I make Peppermint Patties fairly regularly, but my usual method is just tweaks on this even simpler recipe by Anne:

Christmas Candy: Peppermint Patties

[usual tweaks, ratio differences to alter filling texture, and a touch extra of the extracts.]

Thank you for this recipe! I love peppermint patties but I don't think I'll be able to eat a store-bought version after tasting these!

Photo of my attempt

Couldn't butter be subbed for the shortening in the chocolate dip?

I don't mean to be a post-holiday Grinch, but what is healthy about these?

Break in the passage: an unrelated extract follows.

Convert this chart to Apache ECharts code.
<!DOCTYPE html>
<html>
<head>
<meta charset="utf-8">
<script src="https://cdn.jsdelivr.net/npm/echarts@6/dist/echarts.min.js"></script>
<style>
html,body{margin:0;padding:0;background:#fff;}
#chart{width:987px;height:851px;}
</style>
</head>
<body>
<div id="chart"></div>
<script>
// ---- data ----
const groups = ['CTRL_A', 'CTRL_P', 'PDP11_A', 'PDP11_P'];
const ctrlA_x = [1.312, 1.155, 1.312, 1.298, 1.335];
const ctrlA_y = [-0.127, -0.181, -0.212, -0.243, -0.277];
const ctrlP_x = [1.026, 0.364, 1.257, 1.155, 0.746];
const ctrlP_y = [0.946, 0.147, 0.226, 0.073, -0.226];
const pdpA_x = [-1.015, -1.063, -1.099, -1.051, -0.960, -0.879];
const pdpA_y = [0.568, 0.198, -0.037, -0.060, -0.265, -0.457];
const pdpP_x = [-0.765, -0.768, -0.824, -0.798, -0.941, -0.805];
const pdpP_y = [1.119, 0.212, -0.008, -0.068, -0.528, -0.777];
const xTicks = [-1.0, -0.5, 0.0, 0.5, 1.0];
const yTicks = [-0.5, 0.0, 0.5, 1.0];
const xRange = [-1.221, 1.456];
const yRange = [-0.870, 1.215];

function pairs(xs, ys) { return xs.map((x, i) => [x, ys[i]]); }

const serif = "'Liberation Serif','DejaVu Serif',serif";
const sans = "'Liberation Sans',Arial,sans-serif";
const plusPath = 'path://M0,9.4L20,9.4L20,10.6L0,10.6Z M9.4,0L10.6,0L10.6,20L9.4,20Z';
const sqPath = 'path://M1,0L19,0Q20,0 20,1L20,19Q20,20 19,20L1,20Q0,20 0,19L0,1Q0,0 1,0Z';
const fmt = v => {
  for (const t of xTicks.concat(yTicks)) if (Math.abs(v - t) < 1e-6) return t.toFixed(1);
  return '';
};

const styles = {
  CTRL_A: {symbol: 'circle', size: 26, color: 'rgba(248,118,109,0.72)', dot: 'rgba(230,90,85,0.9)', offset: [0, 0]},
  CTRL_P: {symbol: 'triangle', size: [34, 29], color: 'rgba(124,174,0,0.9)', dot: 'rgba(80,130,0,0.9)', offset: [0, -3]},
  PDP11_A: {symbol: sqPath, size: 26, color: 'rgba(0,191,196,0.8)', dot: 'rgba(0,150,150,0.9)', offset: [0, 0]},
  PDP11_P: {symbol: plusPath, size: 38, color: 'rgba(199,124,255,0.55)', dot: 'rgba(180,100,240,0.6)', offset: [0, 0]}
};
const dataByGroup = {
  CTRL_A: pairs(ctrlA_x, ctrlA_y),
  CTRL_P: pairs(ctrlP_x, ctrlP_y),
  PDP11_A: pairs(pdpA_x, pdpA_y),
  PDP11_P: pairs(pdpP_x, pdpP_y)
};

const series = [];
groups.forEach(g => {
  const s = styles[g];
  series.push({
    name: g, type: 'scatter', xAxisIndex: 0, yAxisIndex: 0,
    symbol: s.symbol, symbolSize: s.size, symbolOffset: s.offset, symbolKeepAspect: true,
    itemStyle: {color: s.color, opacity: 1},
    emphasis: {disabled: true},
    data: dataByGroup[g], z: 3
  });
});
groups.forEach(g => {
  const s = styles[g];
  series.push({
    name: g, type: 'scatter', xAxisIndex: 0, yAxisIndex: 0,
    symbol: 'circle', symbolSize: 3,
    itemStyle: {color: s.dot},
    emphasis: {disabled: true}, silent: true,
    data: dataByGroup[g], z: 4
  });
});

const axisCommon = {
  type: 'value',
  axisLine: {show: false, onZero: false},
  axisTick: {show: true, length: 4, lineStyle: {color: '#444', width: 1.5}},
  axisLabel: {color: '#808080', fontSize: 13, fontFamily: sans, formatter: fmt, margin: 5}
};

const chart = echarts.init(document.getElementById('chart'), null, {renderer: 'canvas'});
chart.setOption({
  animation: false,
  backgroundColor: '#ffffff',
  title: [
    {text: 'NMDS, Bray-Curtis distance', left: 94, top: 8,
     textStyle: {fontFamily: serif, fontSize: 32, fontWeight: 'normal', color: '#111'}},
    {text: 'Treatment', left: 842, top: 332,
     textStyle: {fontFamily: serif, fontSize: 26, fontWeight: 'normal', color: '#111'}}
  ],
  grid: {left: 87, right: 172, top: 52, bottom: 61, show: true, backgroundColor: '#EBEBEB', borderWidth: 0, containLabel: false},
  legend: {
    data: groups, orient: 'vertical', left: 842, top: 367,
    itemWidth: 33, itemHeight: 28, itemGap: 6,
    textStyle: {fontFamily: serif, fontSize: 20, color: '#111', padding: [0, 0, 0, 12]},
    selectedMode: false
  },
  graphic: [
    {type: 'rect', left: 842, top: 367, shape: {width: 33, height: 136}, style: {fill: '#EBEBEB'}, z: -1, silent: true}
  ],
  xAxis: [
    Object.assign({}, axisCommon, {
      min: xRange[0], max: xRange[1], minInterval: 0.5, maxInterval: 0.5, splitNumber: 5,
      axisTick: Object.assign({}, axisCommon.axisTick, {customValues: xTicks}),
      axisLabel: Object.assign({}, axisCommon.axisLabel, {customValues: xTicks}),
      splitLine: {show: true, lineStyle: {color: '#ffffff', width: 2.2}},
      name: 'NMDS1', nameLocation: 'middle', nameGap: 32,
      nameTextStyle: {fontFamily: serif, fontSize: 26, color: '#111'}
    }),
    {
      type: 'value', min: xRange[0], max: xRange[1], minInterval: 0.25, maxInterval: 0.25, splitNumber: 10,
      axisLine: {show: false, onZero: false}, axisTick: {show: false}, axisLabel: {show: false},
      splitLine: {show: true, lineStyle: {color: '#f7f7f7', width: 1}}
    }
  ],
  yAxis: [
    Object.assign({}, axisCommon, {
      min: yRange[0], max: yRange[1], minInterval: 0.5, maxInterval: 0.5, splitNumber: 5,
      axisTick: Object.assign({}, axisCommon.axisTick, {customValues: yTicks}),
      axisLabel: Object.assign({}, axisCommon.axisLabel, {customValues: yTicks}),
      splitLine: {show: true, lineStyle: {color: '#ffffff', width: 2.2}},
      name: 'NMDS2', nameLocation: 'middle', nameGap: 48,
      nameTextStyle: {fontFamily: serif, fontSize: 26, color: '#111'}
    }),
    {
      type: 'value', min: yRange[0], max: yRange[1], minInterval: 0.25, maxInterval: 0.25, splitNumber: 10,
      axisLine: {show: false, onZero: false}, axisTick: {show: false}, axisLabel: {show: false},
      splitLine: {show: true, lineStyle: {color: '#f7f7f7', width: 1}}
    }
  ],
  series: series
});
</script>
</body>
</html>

And what's actually bad about a York Peppermint Pattie? (Ingredients, BTW: sugar, semisweet chocolate (chocolate, sugar, lactose, cocoa, cocoa butter, milk fat, soy lecithin and PGPR, emulsifiers, and vanillin), corn syrup, invert sugar, egg whites, and oil of peppermint)

Also, using properly tempered chocolate means that you can omit the vegetable shortening (which is simply a way to make mockolate at home, why would you do that?). It's not that hard and certainly healthier than eating extra Crisco.

Coupla notes:

Instead of flattening all those mint balls by hand, just gently press them between two similarly-sized baking pans with parchment paper on top and bottom.

Watch out that your chocolate doesn't firm up too quickly. It IS winter, and room temperature is cooler than normal. a few turns in the microwave for 10 seconds each will bring it back to handling consistency.

(And in response to Cybele: what's "actually bad" about a York pattie? CORN SYRUP. That stuff is poison.)

Mark Shaw - you mean all corn syrup or just High Fructose Corn Syrup ... because they're two different things? Plain corn syrup is just glucose syrup. Are you saying a dash of corn syrup (which is basically used as a moist binder along with the egg whites) is worse than vegetable shortening?

I wouldn't trust any corn syrup that didn't come out of the Karo bottle in my pantry. And some people are allergic to corn, so I rarely use even that.

I don't see much wrong with a tablespoon of Crisco in eight ounces of chocolate, though. And health issues quite aside, these are very, very good - much better than what you can buy out of the candy machine.

(Another note on the patties: resist the temptation to load up the chocolate. It should be a thin shell, not a thick coating - I made that mistake this first time.)

"I don't see much wrong with a tablespoon of Crisco in eight ounces of chocolate, though."

If you understood how to temper chocolate you would know that it is completely unnecessary.

Yes, some people have allergies. I'm allergic to walnuts. I don't call them poison. Confectioners sugar usually has corn starch added to it to avoid clumping.

"If you understood how to temper chocolate you would know that it is completely unnecessary."

Ooh, sassy! Of course I know how to temper chocolate. Why take the trouble for something quick and simple like this?

And the problem with HFCS isn't allergies. Not using even Karo most of the time because of family and friends who have corn allergies was an aside.

Finally: pbtbtttt!

You're the one who said that the problem with corn syrup was allergies, not me. Corn syrup is not the same thing as High Fructose Corn Sweetener. (They may be made from the same thing.)

The fact that you advocate using the shortcut of adding oil to chocolate yet are against the use of corn syrup is baffling.

It's all candy ... it's all pretty useless as a point of nutrition, this is not a "healthy recipe."

It's also baffling why I'm responding, as your final comment makes it clear that you don't want to have a conversation nor even a debate.

These are lovely...

But there is no need to get the mixer out. I just added a 1/2 tsp of cornstarch and used my hands to combine the cookie mixture. Worked very well. Thank for the recipe. I am always craving minty dark chocolate.